Antonio De Molina was a Spanish Carthusian ascetical writer.

== Biography ==
Antonio De Molina was born about 1560, at Villanueva de los Infantes. In 1575 he entered the Order of Augustinian Hermits, was elected superior at one of their houses in Spain, and for some time taught theology. But wishing to join an order of stricter discipline, he became a Carthusian at Miraflores, where he died prior of the monastery.

== Works ==
Antonio De Molina wrote in Spanish a few ascetical works, especially adapted for priests, which became the most popular books of their kind in Spain, and were translated into various foreign languages. The most famous of these is a manual for priests and bears the title: Instruccion de Sacerdotes, en que se dá doctrina muy importante para conocer la alteza del sagrado oficio Sacerdotal, y para exercitarle debidamente. Twenty editions of this work are known to have been published, among them a Latin translation by the Belgian Dominican Nicolás Janssen Boy, which received five editions (Antwerp, 1618, 1644; Cologne, 1626, 1711, and 1712), and an Italian translation (Turin, 1865). It was severely attacked by the Jansenist Antoine Arnauld (De la fréquente communion, 1643) but ably defended against him by Petavius (Dogmata theologica, De Pœnitentia, lib. III, cap. vi; new ed., Paris, 1865-7, VIII, 286-8). He is also the author of two ascetical works adapted for laymen.
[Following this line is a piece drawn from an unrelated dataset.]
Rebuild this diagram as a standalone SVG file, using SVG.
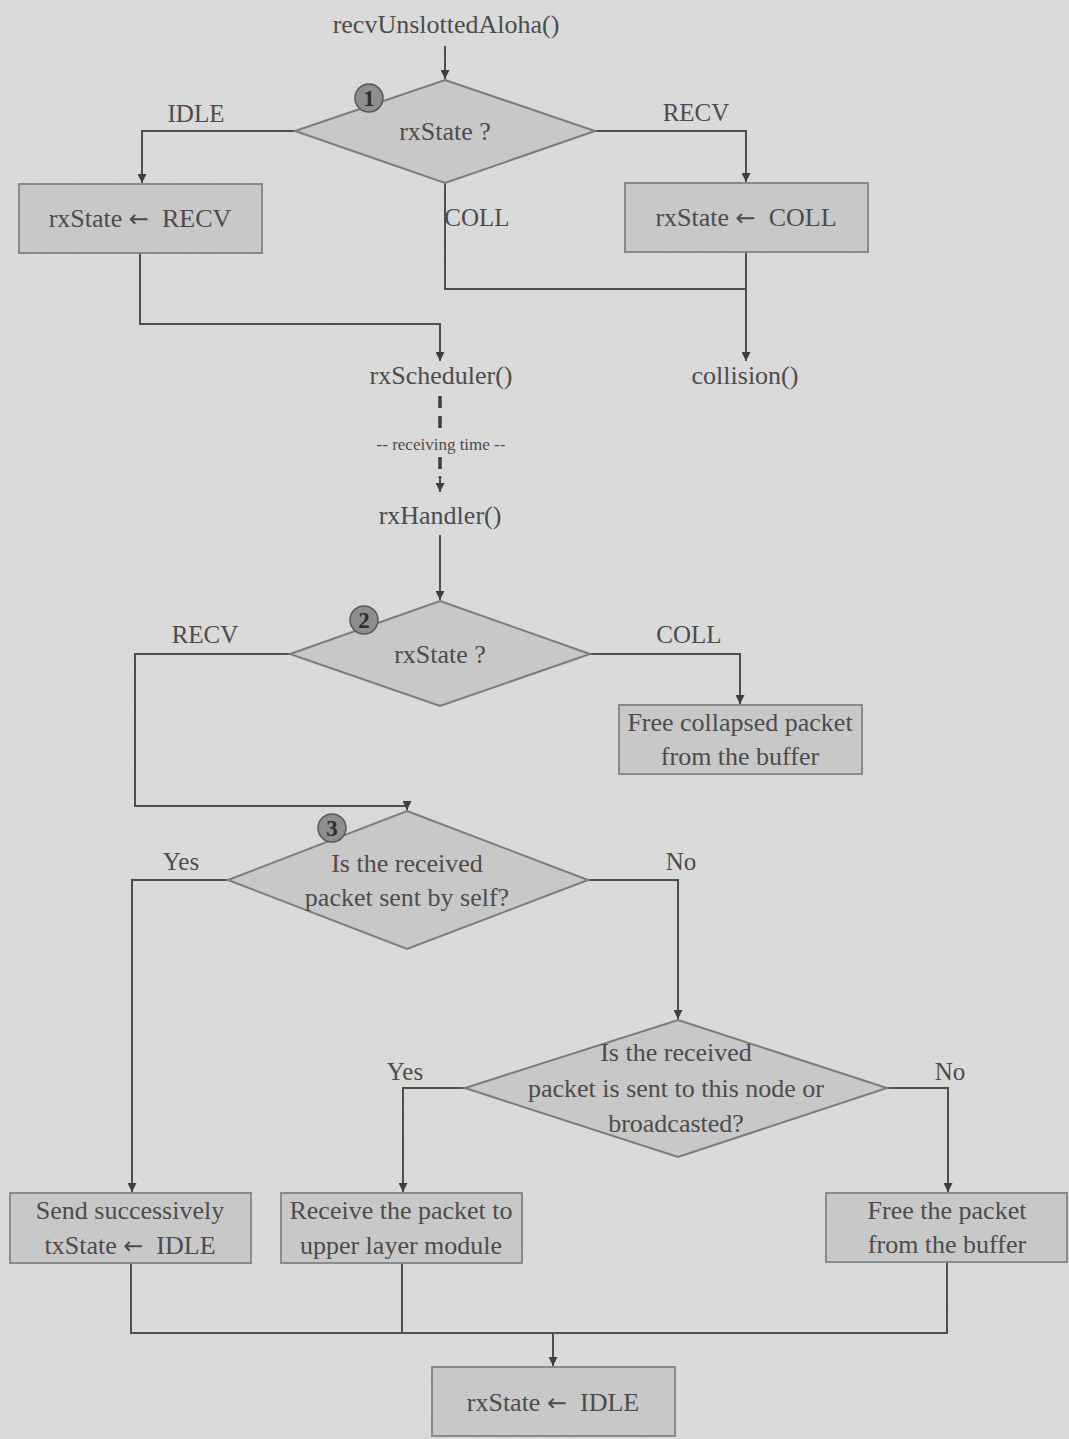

The one, Exercicios espirituales para personas ocupadas de cosas de su salvacion, was published at Burgos in 1613; the other, Exercicios espirituales de la excelencias, provecho y necesidad de la oracion mental, etc., was first published at Burgos in 1615, and was translated into Latin.

== Bibliography ==

- Nicolás Antonio, Bibliotheca hispana nova (Madrid, 1783-8). I, 145;
- Hugo von Hurter, Nomenclator, 3rd ed., 111, 608-9.